Focal Length and Scan Field: A Crucial Relationship
The focal length of an F-theta lens directly determines the scan field size—the larger the focal length, the wider the scan field. However, this also increases the spot size. For applications that demand fine detail, a shorter focal length might be preferred for tighter, more concentrated laser spots. In contrast, for large-scale marking or cutting, a longer focal length provides broader coverage.
Professionals must balance these factors when selecting the right lens for their application. Manufacturers typically provide detailed specs, including working distance, distortion percentage, and spot size, to help users make an informed decision.
Maintenance and Handling Tips
Because the F-theta lens is a precision optical component, it requires careful handling and regular maintenance:
Keep it clean: Dust, oil, or fingerprints can interfere with beam transmission. Always handle the lens with gloves and use specialized optical cleaning solutions.
Avoid mechanical shock: Even minor impacts can misalign the lens or cause micro-fractures, affecting performance.
Store properly: When not in use, the lens should be stored in a dust-free environment, ideally in its original protective casing.
Proper care extends the life of the lens and ensures consistent laser output over time.
Integration with Laser Machines
Many advanced laser systems—such as fiber lasers, CO₂ lasers, and UV lasers—are designed with F-theta lens compatibility in mind. Whether you’re building a custom machine or upgrading an existing setup, adding an F-theta lens can instantly elevate its accuracy and performance.
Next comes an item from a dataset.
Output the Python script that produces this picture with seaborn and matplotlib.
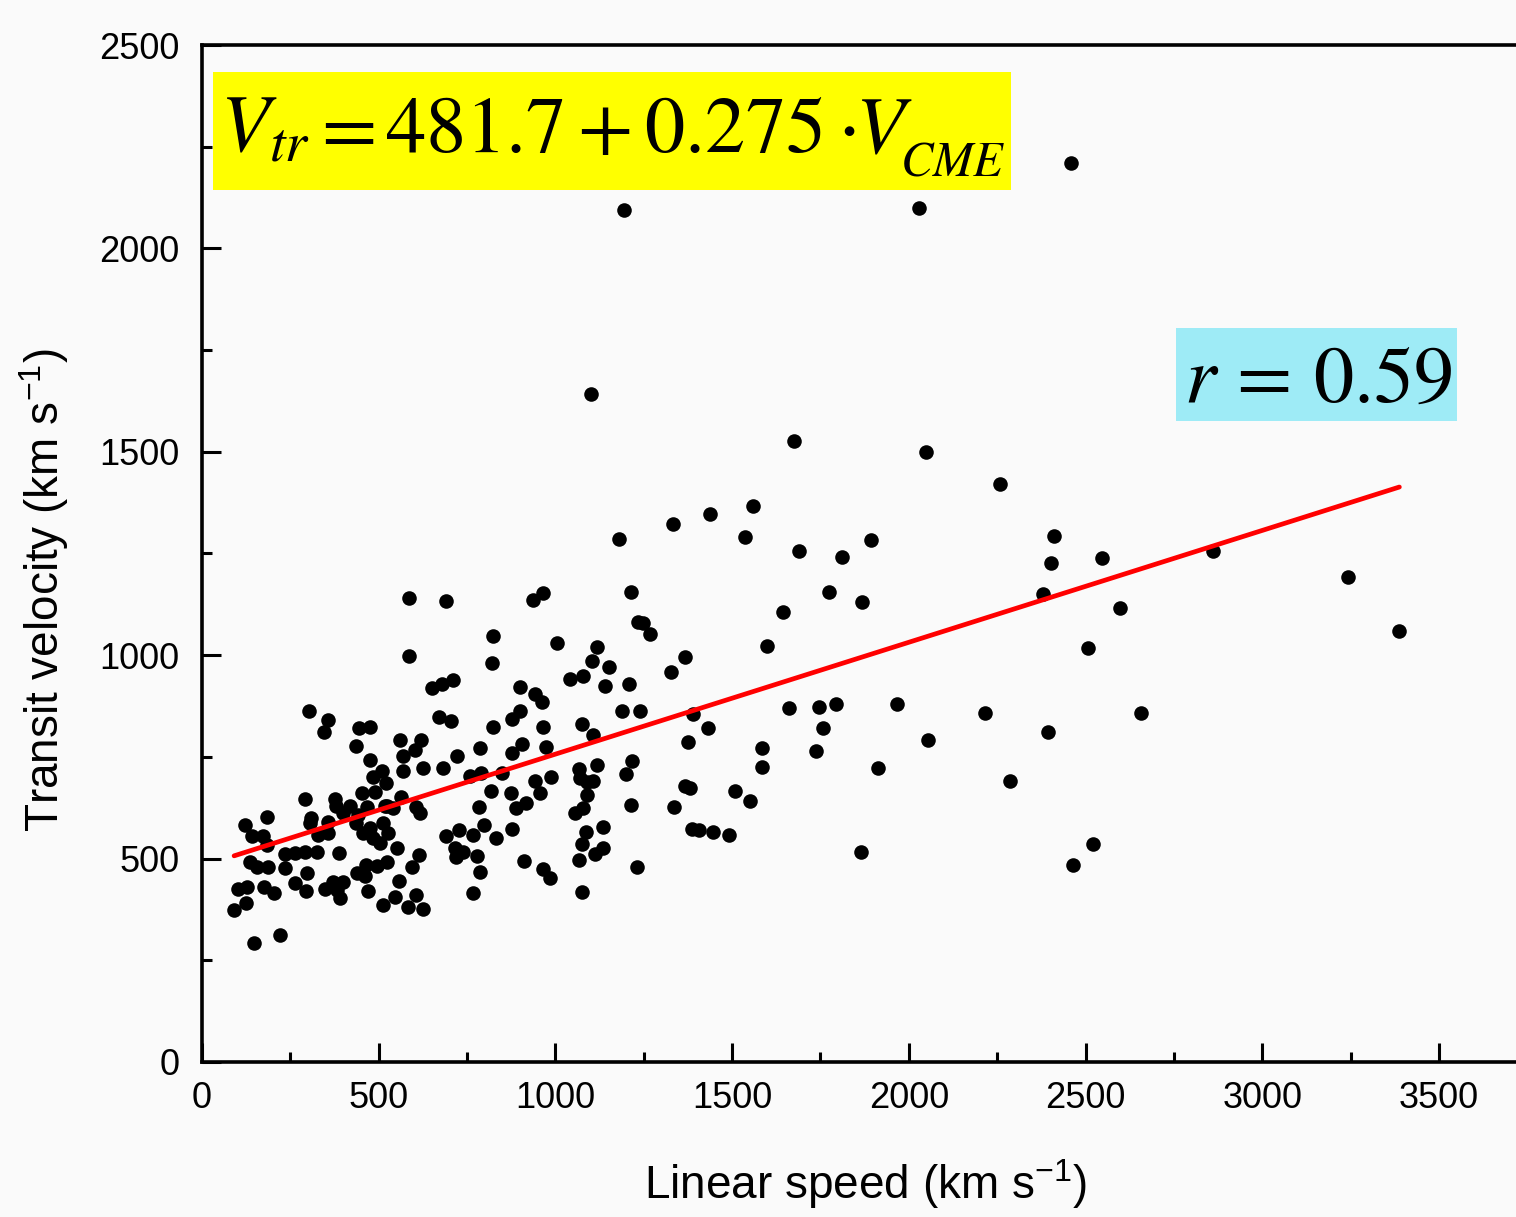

Leading OEMs and lens manufacturers offer customization based on your exact wavelength, power output, and field size requirements.
Moreover, the lens is typically integrated with the scanning head, and its mounting and alignment are critical for optimal results. Collaborating with a professional system integrator can ensure the lens is correctly installed and calibrated.
Choosing the Right F-theta Lens
Not all F-theta lenses are created equal. Several factors should be evaluated before purchasing:
Wavelength compatibility
Scan field size
Distortion tolerance
Lens coating (anti-reflection, scratch-resistant, etc.)
Brand reliability and after-sales support
It's also worth considering whether the lens manufacturer offers simulation data or CAD drawings to test the optical path before physical integration. Reputable suppliers often support their customers with technical advice and guidance tailored to specific industries.
Final Thoughts
The F-theta lens is far more than an accessory in laser systems—it’s a game-changer. By enabling distortion-free, high-precision scanning over large fields, it underpins the success of countless industrial applications. Whether you're looking to enhance a laser marking machine, improve engraving quality, or achieve uniformity in laser cutting, integrating a high-quality F-theta lens can be the smartest investment in your optical setup.
As industries demand faster processing and more intricate detailing, the F-theta lens stands firm as a critical piece of the laser system puzzle. It’s not just about hitting the mark—it’s about hitting it every time, with perfection.